Predicting Household Groupings: A Longitudinal Approach

statistics
Author
Published

December 15, 2022

Poverty is a complex issue that is typically measured at the household level, taking into account the resources that are shared among multiple individuals. However, many existing studies rely solely on individual-level survey data to estimate poverty rates. This approach can lead to inaccurate estimates, particularly in cases where individuals within a household have differing levels of access to resources.

The use of administrative data is a promising approach to measuring poverty, as it provides a wealth of information on individual addresses. By aggregating information across individuals who are more likely to belong to the same household, we can develop more accurate estimates of poverty and better understand the ways in which poverty affects families and communities.

In our 2022 Data Science for Social Good (DSSG) project, we used the Washington Merged Longitudinal Administrative Dataset (WMLAD) to predict household groupings in the Washington State. This database merges administrative data from various state agencies including the Employment Security Department (ESD), Department of Social and Health Services (DSHS), Department of Health (DOH), Secretary of State, Department of Licensing (DOL), and WA State Patrol, covering the period from 2010 to 2017. Each time an individual interacts with any of these agencies, they are assigned an anonymized address code, which is further augmented by an imputation algorithm developed by previous WMLAD users (more details here).

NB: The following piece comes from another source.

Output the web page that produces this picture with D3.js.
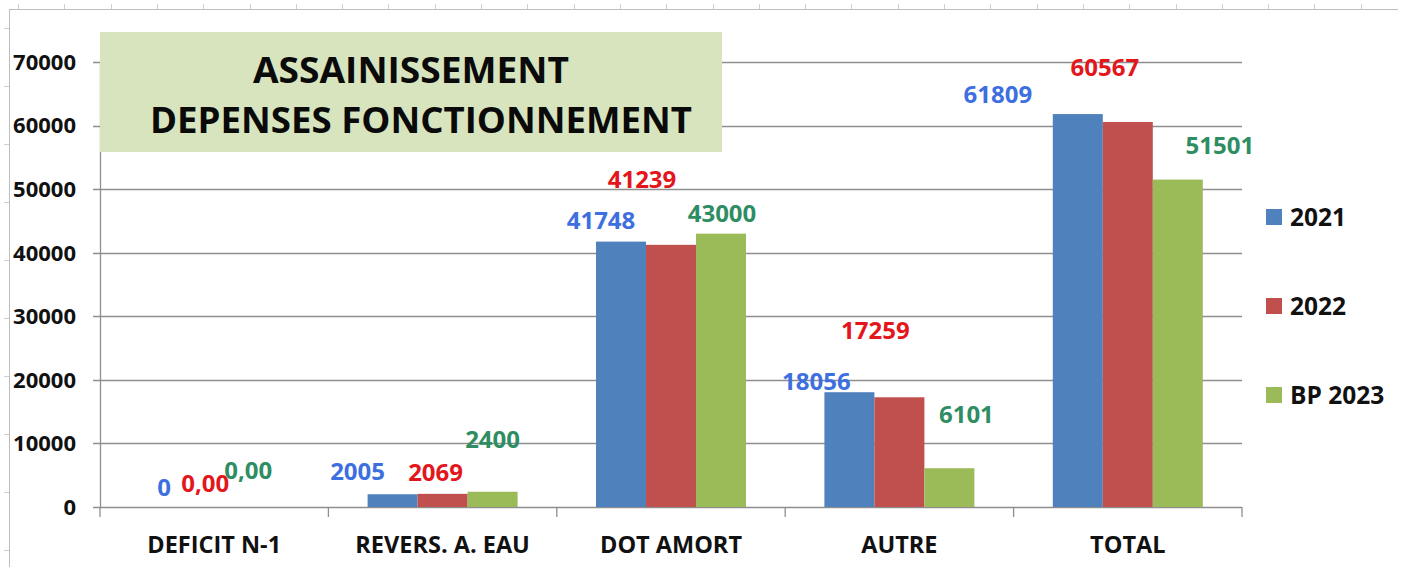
<!DOCTYPE html>
<html>
<head>
<meta charset="utf-8">
<script src="https://cdn.jsdelivr.net/npm/d3@7"></script>
<style>
  html, body { margin: 0; padding: 0; background: #fff; }
  svg { display: block; font-family: "Open Sans", "DejaVu Sans", sans-serif; font-weight: 700; }
</style>
</head>
<body>
<div id="chart"></div>
<script>
// categories and series
var categories = ["DEFICIT N-1", "REVERS. A. EAU", "DOT AMORT", "AUTRE", "TOTAL"];
var seriesNames = ["2021", "2022", "BP 2023"];
var values2021 = [0, 2005, 41748, 18056, 61809];
var values2022 = [0, 2069, 41239, 17259, 60567];
var valuesBP2023 = [0, 2400, 43000, 6101, 51501];
var yTicks = [0, 10000, 20000, 30000, 40000, 50000, 60000, 70000];
var zeroLabels = ["0", "0,00", "0,00"];   // how a zero is written per series
var titleLines = ["ASSAINISSEMENT", "DEPENSES FONCTIONNEMENT"];

// look
var barColors = ["#4f81bd", "#c0504d", "#9bbb59"];
var labelColors = ["#3d6fe0", "#e3161c", "#2e8d62"];

// data labels were dragged by hand in the original, nudges in px from bar top
var labelNudge = [
  [[0, -20], [-9, -24], [-16, -37]],
  [[-35, -23], [-7, -21], [0, -52]],
  [[-20, -21], [-29, -65], [1, -20]],
  [[-33, -11], [-24, -67], [17, -54]],
  [[-80, -20], [-23, -55], [42, -34]]
];

var width = 1408, height = 567;
var margin = {top: 62, right: 166, bottom: 60, left: 100};

var svg = d3.select("#chart").append("svg")
    .attr("width", width)
    .attr("height", height);

// sheet frame with ruler ticks
var frame = svg.append("g").attr("stroke", "#bdbdbd").attr("fill", "none");
frame.append("line").attr("x1", 9).attr("x2", 1398).attr("y1", 9.5).attr("y2", 9.5);
frame.append("line").attr("x1", 9.5).attr("x2", 9.5).attr("y1", 9).attr("y2", height);
d3.range(18, 1398, 46.3).forEach(function(x) {
  frame.append("line").attr("x1", Math.round(x) + 0.5).attr("x2", Math.round(x) + 0.5)
    .attr("y1", 4).attr("y2", 9).attr("stroke", "#d0d0d0");
});
d3.range(28, height, 58).forEach(function(y) {
  frame.append("line").attr("y1", Math.round(y) + 0.5).attr("y2", Math.round(y) + 0.5)
    .attr("x1", 4).attr("x2", 9).attr("stroke", "#d0d0d0");
});

var x0 = d3.scaleBand()
    .domain(categories)
    .range([margin.left, width - margin.right])
    .paddingInner(0)
    .paddingOuter(0);

var x1 = d3.scaleBand()
    .domain(d3.range(seriesNames.length))
    .range([0, x0.bandwidth()])
    .paddingOuter(0.784)
    .paddingInner(0);

var y = d3.scaleLinear()
    .domain([0, 70000])
    .range([height - margin.bottom, margin.top]);

var plotRight = width - margin.right;

// gridlines
svg.append("g").selectAll("line")
  .data(yTicks)
  .join("line")
    .attr("x1", margin.left - 7)
    .attr("x2", plotRight)
    .attr("y1", function(d) { return Math.round(y(d)) + 0.5; })
    .attr("y2", function(d) { return Math.round(y(d)) + 0.5; })
    .attr("stroke", "#8e8e8e")
    .attr("stroke-width", 1.3);

// y axis line
svg.append("line")
    .attr("x1", margin.left + 0.5).attr("x2", margin.left + 0.5)
    .attr("y1", y(70000)).attr("y2", y(0))
    .attr("stroke", "#8e8e8e").attr("stroke-width", 1.3);

// category ticks
svg.append("g").selectAll("line")
  .data(categories.concat(["end"]))
  .join("line")
    .attr("x1", function(d, i) { return i < categories.length ? x0(d) : plotRight; })
    .attr("x2", function(d, i) { return i < categories.length ? x0(d) : plotRight; })
    .attr("y1", y(0)).attr("y2", y(0) + 10)
    .attr("stroke", "#8e8e8e").attr("stroke-width", 1.3);

// y tick labels
svg.append("g").selectAll("text")
  .data(yTicks)
  .join("text")
    .attr("x", 76)
    .attr("y", function(d) { return y(d); })
    .attr("dy", "0.36em")
    .attr("text-anchor", "end")
    .attr("font-size", 22)
    .attr("fill", "#111")
    .text(function(d) { return d; });

// category labels
svg.append("g").selectAll("text")
  .data(categories)
  .join("text")
    .attr("x", function(d) { return x0(d) + x0.bandwidth() / 2; })
    .attr("y", 553)
    .attr("text-anchor", "middle")
    .attr("font-size", 23.5)
    .attr("fill", "#111")
    .text(function(d) { return d; });

// bars
var allSeries = [values2021, values2022, valuesBP2023];
var rows = [];
categories.forEach(function(c, ci) {
  allSeries.forEach(function(vals, si) {
    rows.push({cat: c, ci: ci, si: si, value: vals[ci]});
  });
});

svg.append("g").selectAll("rect")
  .data(rows)
  .join("rect")
    .attr("x", function(d) { return x0(d.cat) + x1(d.si); })
    .attr("width", x1.bandwidth())
    .attr("y", function(d) { return y(d.value); })
    .attr("height", function(d) { return y(0) - y(d.value); })
    .attr("fill", function(d) { return barColors[d.si]; });

// data labels
svg.append("g").selectAll("text")
  .data(rows)
  .join("text")
    .attr("x", function(d) { return x0(d.cat) + x1(d.si) + x1.bandwidth() / 2 + labelNudge[d.ci][d.si][0]; })
    .attr("y", function(d) { return y(d.value) + labelNudge[d.ci][d.si][1]; })
    .attr("dy", "0.36em")
    .attr("text-anchor", "middle")
    .attr("font-size", 24)
    .attr("fill", function(d) { return labelColors[d.si]; })
    .text(function(d) { return d.value === 0 ? zeroLabels[d.si] : d.value; });

// title box
var tb = svg.append("g");
tb.append("rect")
    .attr("x", 100).attr("y", 32)
    .attr("width", 622).attr("height", 120)
    .attr("fill", "#d7e4bd");
tb.append("text")
    .attr("x", 411).attr("y", 83)
    .attr("text-anchor", "middle")
    .attr("font-size", 35)
    .attr("fill", "#0a0a0a")
    .attr("textLength", 316).attr("lengthAdjust", "spacingAndGlyphs")
    .text(titleLines[0]);
tb.append("text")
    .attr("x", 421).attr("y", 133)
    .attr("text-anchor", "middle")
    .attr("font-size", 35)
    .attr("fill", "#0a0a0a")
    .attr("textLength", 542).attr("lengthAdjust", "spacingAndGlyphs")
    .text(titleLines[1]);

// legend
var legend = svg.append("g").selectAll("g")
  .data(seriesNames)
  .join("g")
    .attr("transform", function(d, i) { return "translate(1266," + (217 + i * 89) + ")"; });
legend.append("rect")
    .attr("x", 0).attr("y", -8)
    .attr("width", 16).attr("height", 16)
    .attr("fill", function(d, i) { return barColors[i]; });
legend.append("text")
    .attr("x", 24).attr("y", 0)
    .attr("dy", "0.36em")
    .attr("font-size", 24.5)
    .attr("fill", "#111")
    .text(function(d) { return d; });
</script>
</body>
</html>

In this blog post, I will introduce a longitudinal approach that I proposed for our team to improve the imputed addresses and construct more reliable household groupings. Don’t forget to also check out our presentation and media coverage :)

Motivation

To assess whether and how these imputed addresses can be improved, I started by comparing the distribution of households based on naive co-residences derived from WMLAD and the census data from April 2010. Upon exploratory data analysis, I observed a significant overestimation of one-person residences, with WMLAD indicating 38% household groupings compared to only 27% in the census data. Consequently, my next step was to identify which led to the overestimation of one-person residences using naive co-residences.

Following an extensive literature search and consultation with various stakeholders, I identified three potential scenarios that contributed to the overestimation of one-person residences. I presented my findings to the team, along with potential solutions to address these scenarios.

Scenario 1: Lack of interactions

This occurs when certain household members, especially children, have less interactions with government agencies than adults, resulting in fewer recorded addresses for imputation. For example, addresses for children may only be recorded when they register to vote or obtain a driver’s license, which implies that the observation of some one-person residences may simply be due to the absence of their children in previous records.

To address this circumstance, I recommended adjusting certain one-person residences to reflect their actual co-residence with children. For example, in the scenario illustrated below, a child (purple face) began to co-reside with others (blue face) in month 4, while the address records showing only one person living at that address previously. In such cases, we need to reflect their co-residence accurately.

Scenario 2: Imputation error

Another pattern that drew my attention was frequent movements into and out of the same place, which may indicate an imputation error.

A plausible fix was in cases where we observe a person living alone and co-residing with others alternately at the same address, we could adjust the one-person residences to reflect the nearest co-residence that the individual belongs to.

Scenario 3: Move in and out

The third scenario is more complex. One-person residences may occur during a transition period when a multi-person residence moves out simultaneously to a new location, but their addresses are not updated accordingly.

In cases where we observe distinct co-residence members before and after a one-person residence at a particular address, and the prior co-residence appears again in the future, we adjust the one-person residence to reflect the subsequent co-residence. As depicted in the illustration below, we should only modify one-person residences in month 3 when the co-residence composition in month 2 and month 4 matches.

Modifying one-person residences that fall under these scenarios did not conclude the analysis, as it could result in duplicates where a person appears at multiple addresses during the same time period. Therefore, we should eliminate duplicates based on recorded addresses, rather than imputed ones, which provide a more reliable indication of the address that the person belongs to.

How effective is this algorithm? After implementing the modifications, the percentage of one-person residences decreased from 38% to 31%, bringing it much closer to the census record of 27%. We are currently developing a methodology paper that details this approach along with more real-world data applications. We anticipate that our methodology and resulting household groupings will be beneficial in addressing significant policy questions.